** The input **
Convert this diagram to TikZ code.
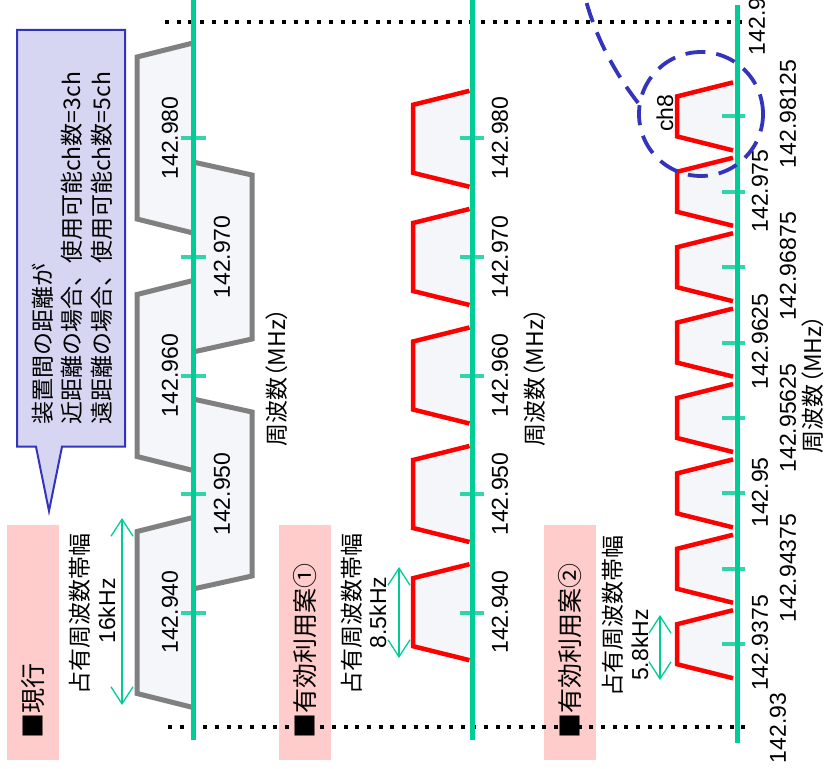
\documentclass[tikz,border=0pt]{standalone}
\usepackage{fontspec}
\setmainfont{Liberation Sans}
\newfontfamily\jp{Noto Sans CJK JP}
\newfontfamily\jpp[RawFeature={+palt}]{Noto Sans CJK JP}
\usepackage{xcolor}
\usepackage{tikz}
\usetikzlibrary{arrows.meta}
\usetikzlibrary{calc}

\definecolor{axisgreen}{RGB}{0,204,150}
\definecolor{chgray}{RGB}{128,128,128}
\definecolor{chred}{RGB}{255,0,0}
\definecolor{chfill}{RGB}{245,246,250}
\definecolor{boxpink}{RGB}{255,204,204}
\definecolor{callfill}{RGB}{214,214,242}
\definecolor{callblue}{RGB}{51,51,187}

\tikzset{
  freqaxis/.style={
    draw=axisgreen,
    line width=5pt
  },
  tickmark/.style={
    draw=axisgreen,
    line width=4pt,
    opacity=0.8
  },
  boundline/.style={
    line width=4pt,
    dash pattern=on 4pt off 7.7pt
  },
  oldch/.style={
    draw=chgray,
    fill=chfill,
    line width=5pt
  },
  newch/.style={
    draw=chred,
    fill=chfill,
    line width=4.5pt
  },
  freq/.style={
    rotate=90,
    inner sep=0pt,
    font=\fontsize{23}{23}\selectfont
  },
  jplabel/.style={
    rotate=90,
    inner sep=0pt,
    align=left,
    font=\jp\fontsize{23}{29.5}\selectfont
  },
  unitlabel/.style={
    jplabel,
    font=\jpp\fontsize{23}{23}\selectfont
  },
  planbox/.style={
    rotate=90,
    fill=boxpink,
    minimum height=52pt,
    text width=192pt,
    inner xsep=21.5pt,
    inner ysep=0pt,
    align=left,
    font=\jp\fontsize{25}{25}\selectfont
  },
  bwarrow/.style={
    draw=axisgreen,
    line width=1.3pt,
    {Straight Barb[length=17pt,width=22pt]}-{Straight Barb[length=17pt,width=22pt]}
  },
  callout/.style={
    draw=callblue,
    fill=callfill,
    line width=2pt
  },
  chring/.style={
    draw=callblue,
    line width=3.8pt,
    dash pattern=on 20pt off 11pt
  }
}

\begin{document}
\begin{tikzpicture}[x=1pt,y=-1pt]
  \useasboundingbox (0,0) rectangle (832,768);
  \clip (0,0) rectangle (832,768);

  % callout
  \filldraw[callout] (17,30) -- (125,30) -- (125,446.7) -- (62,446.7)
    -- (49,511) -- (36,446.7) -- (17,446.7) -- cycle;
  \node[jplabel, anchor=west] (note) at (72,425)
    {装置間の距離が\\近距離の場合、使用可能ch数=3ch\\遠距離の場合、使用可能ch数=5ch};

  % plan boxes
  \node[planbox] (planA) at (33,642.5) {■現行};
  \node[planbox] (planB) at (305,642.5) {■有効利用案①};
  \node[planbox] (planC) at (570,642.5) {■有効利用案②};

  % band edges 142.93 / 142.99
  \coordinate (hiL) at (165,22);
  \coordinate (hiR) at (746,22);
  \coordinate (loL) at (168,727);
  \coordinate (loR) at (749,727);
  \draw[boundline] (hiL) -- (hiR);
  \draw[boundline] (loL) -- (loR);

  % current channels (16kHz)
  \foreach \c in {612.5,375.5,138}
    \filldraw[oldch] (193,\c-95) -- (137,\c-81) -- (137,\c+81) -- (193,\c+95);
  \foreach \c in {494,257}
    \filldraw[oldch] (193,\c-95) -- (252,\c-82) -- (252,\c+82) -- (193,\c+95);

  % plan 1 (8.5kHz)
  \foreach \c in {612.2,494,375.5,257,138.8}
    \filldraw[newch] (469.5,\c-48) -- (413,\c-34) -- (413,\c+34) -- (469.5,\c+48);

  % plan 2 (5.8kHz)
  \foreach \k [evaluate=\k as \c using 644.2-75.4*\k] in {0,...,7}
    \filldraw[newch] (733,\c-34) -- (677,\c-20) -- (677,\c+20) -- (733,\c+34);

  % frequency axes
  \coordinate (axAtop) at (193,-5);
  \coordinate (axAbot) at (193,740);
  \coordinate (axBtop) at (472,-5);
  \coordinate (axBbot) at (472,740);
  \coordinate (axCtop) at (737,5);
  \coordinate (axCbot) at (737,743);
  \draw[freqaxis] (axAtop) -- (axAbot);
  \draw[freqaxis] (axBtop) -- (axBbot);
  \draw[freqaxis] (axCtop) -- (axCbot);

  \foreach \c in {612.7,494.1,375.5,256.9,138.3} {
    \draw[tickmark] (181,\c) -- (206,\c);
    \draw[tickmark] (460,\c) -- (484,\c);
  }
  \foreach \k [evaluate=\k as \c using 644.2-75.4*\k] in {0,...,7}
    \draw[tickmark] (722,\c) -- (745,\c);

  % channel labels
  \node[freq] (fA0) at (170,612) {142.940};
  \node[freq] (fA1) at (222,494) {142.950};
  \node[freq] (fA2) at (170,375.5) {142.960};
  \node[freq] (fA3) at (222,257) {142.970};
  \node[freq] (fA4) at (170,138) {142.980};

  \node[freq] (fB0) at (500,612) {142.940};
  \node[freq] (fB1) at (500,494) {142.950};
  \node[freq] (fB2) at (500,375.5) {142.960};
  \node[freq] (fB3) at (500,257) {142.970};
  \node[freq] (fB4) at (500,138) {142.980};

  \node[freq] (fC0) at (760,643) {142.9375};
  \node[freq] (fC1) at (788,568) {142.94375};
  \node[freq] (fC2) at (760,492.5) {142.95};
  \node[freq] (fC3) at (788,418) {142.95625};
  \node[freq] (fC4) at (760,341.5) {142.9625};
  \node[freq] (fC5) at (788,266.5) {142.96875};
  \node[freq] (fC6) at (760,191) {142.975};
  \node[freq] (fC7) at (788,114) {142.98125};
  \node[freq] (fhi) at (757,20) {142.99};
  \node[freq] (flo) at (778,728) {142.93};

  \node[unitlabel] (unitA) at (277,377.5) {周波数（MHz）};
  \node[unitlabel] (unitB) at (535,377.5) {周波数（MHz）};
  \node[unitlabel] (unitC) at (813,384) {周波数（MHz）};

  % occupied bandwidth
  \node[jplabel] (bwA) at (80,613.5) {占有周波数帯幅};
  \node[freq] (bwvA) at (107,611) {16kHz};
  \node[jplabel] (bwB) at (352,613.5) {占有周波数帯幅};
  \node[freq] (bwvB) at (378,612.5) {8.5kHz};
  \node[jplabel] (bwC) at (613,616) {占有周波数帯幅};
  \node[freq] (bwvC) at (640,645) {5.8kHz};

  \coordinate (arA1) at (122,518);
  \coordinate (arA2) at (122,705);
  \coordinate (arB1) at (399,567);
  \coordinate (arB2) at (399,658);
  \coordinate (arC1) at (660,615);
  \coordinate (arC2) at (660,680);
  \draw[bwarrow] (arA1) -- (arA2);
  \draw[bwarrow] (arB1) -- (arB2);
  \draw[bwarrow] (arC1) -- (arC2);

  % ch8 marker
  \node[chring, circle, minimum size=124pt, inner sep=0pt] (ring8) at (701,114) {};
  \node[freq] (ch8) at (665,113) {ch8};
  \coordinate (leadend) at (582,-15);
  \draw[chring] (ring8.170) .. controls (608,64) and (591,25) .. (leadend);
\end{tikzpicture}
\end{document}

--

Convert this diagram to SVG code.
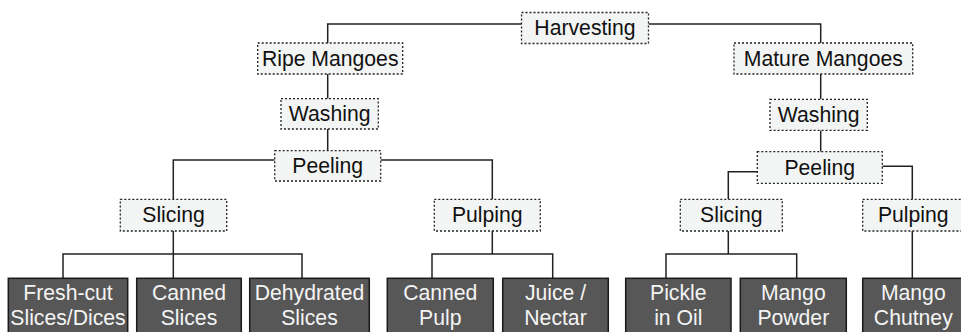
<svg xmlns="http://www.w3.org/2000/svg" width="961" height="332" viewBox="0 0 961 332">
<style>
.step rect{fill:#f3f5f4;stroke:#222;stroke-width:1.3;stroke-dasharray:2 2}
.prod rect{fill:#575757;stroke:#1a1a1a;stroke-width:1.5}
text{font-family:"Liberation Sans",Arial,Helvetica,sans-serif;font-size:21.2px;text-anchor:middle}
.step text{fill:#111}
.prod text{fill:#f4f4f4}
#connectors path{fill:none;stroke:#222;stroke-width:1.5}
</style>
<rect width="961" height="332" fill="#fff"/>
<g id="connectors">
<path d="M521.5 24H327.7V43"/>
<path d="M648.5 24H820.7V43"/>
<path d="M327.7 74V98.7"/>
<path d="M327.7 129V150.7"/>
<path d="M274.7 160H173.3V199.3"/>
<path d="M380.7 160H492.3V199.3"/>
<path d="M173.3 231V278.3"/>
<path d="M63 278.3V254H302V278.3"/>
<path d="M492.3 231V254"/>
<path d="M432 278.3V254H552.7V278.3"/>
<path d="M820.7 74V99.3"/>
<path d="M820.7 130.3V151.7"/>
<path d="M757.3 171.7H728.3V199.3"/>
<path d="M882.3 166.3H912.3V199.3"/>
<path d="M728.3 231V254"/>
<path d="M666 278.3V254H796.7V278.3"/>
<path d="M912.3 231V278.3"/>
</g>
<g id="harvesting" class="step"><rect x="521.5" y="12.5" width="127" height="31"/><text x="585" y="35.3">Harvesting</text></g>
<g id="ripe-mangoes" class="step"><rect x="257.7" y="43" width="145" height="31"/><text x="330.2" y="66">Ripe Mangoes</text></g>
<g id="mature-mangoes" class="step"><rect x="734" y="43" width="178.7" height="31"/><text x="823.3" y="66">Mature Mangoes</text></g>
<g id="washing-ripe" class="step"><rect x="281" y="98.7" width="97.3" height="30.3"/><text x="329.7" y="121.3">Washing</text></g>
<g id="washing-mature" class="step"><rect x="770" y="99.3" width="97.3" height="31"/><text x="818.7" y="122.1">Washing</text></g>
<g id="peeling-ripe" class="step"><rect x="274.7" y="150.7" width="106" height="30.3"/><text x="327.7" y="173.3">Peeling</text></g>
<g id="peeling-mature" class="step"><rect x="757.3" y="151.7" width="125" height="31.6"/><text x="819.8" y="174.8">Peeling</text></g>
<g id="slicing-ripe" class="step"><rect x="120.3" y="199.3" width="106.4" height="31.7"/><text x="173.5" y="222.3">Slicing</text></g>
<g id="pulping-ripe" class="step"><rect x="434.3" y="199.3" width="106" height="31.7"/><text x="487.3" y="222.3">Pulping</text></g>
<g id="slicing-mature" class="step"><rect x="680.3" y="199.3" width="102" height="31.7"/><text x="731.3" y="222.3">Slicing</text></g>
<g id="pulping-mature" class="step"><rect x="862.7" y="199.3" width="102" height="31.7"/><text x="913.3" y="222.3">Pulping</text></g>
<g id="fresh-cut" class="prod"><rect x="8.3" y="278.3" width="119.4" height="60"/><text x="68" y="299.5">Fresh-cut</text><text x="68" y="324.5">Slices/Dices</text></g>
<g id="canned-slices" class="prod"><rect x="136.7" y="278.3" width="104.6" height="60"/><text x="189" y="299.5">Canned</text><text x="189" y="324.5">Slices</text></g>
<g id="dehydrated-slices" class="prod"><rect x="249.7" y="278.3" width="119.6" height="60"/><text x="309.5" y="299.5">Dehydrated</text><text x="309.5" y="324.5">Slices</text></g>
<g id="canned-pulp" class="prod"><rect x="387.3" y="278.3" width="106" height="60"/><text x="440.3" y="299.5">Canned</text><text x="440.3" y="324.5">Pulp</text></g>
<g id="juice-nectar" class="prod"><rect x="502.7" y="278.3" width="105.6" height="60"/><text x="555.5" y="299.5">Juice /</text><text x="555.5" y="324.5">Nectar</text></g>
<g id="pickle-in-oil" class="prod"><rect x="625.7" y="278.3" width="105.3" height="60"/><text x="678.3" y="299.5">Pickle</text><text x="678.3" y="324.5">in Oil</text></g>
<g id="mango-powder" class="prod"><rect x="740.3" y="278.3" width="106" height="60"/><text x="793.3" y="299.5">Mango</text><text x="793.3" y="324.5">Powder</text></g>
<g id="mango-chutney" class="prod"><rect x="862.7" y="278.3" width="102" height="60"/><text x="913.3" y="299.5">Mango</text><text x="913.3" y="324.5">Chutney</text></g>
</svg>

** What is expected **
Above are some records. Report the number of their lines that include "code", and add nothing else.

** Complete response **
2